Saturday, October 15, 2005

A Philadelphia legend passes

Edmund Bacon, a longtime city planner responsible for shaping modern Philadelphia, died Friday at his Center City home. He was 95.

Although surpassed in mainstream notoriety by his son, actor Kevin Bacon, the elder Bacon was the man behind a number of Philly landmarks, including Society Hill, Independence Mall, Penn Center, University City, Penn's Landing, Market East, and the Far Northeast.

Bacon served as executive director of the City Planning Commission from 1949 to 1970 and his genius landed him on the cover of Time in 1964.

Here are some excerpts from a Philadelphia Inquirer story on Bacon's passing (registration required):


"Philadelphia has lost one of its greatest citizens," Gov. Ed Rendell said in an interview. "The landscape of this city would have been miserably different and decidedly poorer had Ed Bacon chosen not to be a Philadelphian..."

...An almost heroic, if not maniacal, force of will guided Mr. Bacon, a man born and raised in Philadelphia, a city that he viewed on the eve of World War II as "the worst, most backward, stupid city that I ever heard of." But almost in the same breath, he resolved then "that come hell or high water, I would devote my life's blood to making Philadelphia as good as I could..."

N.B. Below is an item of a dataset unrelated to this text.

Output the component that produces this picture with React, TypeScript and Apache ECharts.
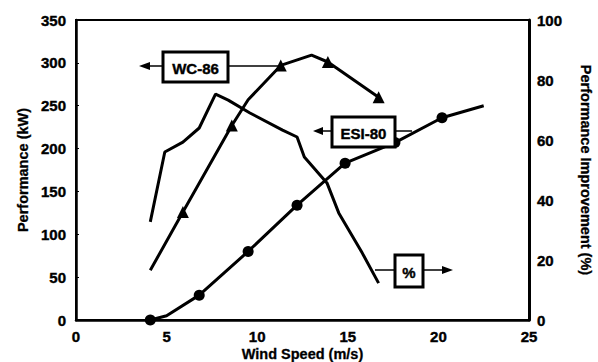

...Like Robert Moses, his sometimes rival in New York, Mr. Bacon shaped the urban landscape with grand - and sometimes grandiose - schemes. But unlike Moses, who controlled hundreds of millions of dollars and wielded the authority conferred by such wealth, Mr. Bacon achieved his stature and power from the force of his ideas and rhetoric, the clarity of his vision, the support of powerful reform-minded political patrons, and sheer stubbornness...

...Architect Vincent Kling, who worked with him on Penn's Landing and Penn Center - which replaced the Chinese Wall, a monumental stone railroad trestle that blockaded Center City from the Schuylkill to City Hall - described Mr. Bacon as "the brightest, most energetic city planner we've had here since William Penn..."



Sure, Bacon had his share of bad ideas...with his call to tear down Philadelphia's beautiful City Hall -- except for its central tower -- being one that even he would later regret. However, by all accounts, it is hard to imagine what Philadelphia would have been like without the visionary touch of Edmund Bacon.